**WHAT THIS TASK INVOLVES**
Gather all lines containing the string "chart" and copy them out.

╭──

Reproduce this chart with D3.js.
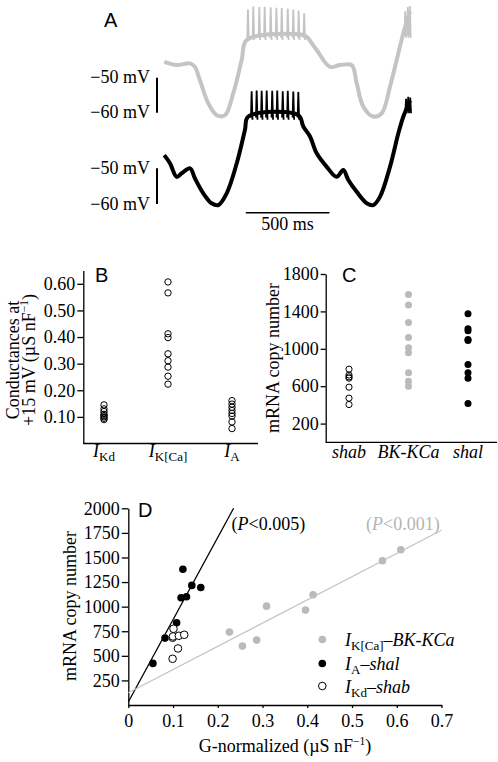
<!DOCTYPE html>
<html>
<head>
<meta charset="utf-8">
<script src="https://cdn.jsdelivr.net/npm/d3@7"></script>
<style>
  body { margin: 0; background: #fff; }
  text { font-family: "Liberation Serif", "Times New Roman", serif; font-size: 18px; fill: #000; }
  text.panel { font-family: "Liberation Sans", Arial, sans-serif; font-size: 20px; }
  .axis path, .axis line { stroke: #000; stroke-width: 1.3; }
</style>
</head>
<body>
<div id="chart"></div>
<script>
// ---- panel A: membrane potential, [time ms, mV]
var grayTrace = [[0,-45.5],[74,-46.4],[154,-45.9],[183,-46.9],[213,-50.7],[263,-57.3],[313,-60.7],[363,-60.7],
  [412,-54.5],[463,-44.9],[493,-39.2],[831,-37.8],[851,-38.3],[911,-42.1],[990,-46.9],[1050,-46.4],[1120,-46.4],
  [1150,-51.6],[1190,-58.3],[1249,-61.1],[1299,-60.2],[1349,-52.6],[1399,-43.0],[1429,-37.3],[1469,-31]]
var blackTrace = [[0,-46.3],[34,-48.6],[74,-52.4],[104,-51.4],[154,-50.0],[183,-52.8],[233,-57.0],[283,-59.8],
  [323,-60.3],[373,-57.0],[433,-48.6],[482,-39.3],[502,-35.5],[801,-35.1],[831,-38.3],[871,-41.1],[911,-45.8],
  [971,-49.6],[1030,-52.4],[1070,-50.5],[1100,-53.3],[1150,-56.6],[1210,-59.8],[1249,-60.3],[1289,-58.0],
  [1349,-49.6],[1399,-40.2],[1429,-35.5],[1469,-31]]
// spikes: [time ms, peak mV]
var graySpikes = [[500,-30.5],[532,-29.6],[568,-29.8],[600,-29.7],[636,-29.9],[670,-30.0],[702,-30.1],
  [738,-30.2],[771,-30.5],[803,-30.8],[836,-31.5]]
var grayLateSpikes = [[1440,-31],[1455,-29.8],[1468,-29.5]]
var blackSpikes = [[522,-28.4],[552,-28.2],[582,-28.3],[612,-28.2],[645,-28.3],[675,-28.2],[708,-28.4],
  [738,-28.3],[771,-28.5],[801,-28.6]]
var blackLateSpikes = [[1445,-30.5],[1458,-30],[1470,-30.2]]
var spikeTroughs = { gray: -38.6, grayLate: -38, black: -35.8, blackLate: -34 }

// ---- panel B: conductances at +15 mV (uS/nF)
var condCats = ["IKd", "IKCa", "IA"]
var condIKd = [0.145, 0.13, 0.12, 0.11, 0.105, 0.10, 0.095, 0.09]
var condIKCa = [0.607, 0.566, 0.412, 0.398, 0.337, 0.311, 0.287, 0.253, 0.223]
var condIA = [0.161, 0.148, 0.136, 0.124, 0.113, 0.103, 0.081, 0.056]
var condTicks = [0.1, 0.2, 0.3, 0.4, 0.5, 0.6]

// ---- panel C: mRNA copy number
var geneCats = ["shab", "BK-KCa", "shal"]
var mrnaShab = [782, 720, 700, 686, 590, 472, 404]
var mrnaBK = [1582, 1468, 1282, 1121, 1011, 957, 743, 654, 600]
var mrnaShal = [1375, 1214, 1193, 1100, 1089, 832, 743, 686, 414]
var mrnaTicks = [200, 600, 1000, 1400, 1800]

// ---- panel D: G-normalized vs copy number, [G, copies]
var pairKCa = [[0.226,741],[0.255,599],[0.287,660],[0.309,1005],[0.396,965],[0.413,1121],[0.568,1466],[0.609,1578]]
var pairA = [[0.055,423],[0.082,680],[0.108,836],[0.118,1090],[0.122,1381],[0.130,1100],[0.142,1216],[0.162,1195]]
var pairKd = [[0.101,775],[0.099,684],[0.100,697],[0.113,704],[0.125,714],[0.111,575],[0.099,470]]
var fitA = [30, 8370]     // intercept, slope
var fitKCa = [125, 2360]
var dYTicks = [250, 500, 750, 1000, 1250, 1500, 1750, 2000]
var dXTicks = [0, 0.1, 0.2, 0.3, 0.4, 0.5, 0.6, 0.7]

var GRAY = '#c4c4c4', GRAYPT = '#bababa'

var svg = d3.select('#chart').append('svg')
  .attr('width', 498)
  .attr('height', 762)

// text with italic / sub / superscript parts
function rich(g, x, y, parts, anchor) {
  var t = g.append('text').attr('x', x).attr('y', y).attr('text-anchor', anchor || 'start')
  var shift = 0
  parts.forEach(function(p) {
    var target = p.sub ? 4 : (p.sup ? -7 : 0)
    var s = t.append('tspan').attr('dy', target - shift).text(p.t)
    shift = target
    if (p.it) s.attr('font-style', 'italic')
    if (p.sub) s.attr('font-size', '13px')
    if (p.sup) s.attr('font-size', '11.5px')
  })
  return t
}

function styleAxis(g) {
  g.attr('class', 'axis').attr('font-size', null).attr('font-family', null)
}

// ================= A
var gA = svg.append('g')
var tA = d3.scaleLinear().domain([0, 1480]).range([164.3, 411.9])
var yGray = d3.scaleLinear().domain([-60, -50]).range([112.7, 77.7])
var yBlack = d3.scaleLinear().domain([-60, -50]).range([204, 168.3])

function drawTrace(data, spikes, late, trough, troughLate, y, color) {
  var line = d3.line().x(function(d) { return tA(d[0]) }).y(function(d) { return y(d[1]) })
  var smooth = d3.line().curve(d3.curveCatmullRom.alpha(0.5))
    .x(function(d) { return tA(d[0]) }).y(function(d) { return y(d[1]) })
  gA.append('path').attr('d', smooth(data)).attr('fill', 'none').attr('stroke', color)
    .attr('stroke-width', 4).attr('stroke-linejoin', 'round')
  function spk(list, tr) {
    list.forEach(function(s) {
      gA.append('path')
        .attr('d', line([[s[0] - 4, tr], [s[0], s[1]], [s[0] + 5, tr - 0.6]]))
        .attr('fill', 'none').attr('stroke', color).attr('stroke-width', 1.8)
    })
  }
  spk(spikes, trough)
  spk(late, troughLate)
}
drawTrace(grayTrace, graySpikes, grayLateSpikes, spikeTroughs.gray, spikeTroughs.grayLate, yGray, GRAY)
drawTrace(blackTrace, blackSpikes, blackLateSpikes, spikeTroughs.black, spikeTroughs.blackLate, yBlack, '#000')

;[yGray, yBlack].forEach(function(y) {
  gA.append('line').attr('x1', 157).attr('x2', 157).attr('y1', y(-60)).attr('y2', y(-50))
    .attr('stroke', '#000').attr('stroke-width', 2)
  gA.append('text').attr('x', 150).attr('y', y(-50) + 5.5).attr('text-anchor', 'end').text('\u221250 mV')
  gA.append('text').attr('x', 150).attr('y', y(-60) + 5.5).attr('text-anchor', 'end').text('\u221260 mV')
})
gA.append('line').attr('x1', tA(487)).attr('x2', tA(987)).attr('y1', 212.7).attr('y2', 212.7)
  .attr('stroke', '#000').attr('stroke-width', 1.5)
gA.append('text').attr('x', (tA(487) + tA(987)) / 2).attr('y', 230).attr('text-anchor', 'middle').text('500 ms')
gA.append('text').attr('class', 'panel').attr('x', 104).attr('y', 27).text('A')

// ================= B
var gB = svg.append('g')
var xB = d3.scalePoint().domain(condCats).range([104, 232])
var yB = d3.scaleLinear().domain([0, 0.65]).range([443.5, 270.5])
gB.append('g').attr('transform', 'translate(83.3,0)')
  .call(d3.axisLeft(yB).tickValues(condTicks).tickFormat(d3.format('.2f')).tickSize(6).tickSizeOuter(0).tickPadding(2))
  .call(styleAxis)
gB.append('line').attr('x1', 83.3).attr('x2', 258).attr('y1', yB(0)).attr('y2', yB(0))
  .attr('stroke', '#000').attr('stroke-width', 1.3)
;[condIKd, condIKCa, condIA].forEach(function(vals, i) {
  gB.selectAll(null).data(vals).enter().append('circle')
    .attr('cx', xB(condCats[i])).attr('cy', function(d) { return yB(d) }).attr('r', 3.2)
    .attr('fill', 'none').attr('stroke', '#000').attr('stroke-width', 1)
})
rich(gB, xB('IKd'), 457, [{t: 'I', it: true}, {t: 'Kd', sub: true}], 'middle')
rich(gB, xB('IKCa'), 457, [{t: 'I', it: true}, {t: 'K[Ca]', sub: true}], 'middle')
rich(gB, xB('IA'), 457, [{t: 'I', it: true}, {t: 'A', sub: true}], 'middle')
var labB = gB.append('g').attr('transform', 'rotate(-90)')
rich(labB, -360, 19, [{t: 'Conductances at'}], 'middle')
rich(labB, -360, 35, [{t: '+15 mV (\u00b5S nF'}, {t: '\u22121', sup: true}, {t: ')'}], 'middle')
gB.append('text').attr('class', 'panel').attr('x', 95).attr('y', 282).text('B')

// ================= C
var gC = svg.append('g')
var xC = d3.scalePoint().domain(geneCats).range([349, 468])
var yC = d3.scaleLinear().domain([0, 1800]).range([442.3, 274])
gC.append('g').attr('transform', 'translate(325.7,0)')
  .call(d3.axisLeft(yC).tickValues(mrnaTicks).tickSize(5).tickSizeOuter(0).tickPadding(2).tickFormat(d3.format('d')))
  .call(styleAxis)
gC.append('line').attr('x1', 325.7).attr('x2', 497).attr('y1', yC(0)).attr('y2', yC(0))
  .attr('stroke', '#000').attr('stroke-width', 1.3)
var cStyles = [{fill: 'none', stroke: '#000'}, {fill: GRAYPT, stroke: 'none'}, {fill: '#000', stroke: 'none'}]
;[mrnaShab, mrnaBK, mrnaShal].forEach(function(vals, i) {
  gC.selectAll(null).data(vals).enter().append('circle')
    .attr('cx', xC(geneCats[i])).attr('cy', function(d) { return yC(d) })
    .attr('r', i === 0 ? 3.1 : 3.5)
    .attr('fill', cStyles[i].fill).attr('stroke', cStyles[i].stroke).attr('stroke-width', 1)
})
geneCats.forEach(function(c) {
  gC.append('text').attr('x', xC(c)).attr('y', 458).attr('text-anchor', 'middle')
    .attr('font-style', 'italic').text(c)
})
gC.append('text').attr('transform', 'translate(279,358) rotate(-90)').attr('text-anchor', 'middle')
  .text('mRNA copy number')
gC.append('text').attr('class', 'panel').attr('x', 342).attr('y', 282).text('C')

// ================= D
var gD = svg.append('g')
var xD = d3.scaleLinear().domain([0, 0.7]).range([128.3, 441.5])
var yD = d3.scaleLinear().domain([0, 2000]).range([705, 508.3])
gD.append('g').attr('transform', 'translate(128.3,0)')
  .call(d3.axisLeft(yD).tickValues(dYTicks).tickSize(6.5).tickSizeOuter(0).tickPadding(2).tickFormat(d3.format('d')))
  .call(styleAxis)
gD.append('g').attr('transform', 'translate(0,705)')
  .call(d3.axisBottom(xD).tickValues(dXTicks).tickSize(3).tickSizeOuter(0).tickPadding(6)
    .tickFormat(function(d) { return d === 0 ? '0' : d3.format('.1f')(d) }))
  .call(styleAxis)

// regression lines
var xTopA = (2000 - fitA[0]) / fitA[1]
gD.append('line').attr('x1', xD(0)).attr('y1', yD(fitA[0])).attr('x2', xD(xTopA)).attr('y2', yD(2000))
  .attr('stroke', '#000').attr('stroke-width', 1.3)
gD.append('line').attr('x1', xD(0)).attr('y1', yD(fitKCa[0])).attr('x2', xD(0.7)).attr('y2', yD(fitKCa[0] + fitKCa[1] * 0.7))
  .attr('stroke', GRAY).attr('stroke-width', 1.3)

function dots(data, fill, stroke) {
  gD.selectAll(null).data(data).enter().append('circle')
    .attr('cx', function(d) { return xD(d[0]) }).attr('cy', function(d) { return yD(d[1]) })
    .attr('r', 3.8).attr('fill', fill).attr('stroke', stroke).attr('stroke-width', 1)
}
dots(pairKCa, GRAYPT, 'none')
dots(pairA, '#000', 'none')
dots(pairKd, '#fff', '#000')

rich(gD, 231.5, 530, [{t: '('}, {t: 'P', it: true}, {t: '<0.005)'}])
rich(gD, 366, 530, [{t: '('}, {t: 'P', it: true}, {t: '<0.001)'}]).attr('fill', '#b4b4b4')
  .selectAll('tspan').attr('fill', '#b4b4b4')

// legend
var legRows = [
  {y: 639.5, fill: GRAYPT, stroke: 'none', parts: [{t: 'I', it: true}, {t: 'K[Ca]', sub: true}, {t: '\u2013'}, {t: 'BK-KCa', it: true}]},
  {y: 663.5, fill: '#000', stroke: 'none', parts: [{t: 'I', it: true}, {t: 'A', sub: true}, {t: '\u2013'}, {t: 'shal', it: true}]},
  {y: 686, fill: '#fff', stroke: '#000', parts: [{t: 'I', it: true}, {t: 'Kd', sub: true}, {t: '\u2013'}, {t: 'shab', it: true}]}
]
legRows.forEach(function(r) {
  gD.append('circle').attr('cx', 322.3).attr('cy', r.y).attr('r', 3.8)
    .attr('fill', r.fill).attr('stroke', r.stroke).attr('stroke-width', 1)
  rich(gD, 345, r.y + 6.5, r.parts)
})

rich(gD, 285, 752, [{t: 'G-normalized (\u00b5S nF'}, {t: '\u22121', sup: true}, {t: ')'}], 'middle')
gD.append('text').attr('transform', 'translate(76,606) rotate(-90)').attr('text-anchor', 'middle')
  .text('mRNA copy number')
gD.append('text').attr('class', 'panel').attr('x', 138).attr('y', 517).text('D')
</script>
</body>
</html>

╰──

**TASK RESULT**
Reproduce this chart with D3.js.
<div id="chart"></div>
var svg = d3.select('#chart').append('svg')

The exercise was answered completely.